As customers continue to consolidate multiple AI workloads (and multiple AI data pipelines) onto the same WEKA system, they are asking for more granular controls to help reduce the impact of one workflow over another. To enable better sharing of resources, we now offer client side QoS to throttle bandwidth from any client into the Weka system. When you combine this QoS functionality with granular capacity quotas and organizational role restrictions, you have a powerful set of tools to help manage resources on the Weka system.

Sharing Data Across Protocols Equally

A true data platform should be able to deliver the best support for multiple types of workloads without the need for tuning, re-configuration, or partitioning your system. Storage systems, on the other hand, are usually architected to excel in a limited number of performance dimensions while others languish, requiring different storage arrays for different workloads. The WEKA Data Platform performs across all dimensions without the need for tuning or re-configuration for multiple workloads across the entire data pipeline.

With WEKA 3.14, our multiprotocol support gets even better with interoperability for S3 workloads. We now support the creation of S3 buckets in multiple file systems and the ability to create an S3 bucket from an existing file system sharing quotas and user IDs.

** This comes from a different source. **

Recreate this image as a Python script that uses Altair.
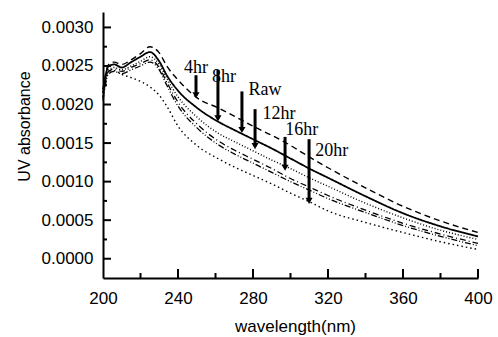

We already offer the ability to share the same filesystem across other protocols such as NFS, SMB, and POSIX.

“Pi” for Now

The patterns and uniqueness of Pi can seem arbitrary and daunting just like the information trapped within your data. At WEKA, we find the limitless equations Pi presents to be exciting – harnessing its infinite potential with AI and ML represents the next frontier for innovation and business transformation. We believe the way to do this is through the power of artificial intelligence and machine learning. And with every release, we strive to better help our customers organize and make sense of infinite amounts of their seemingly random data.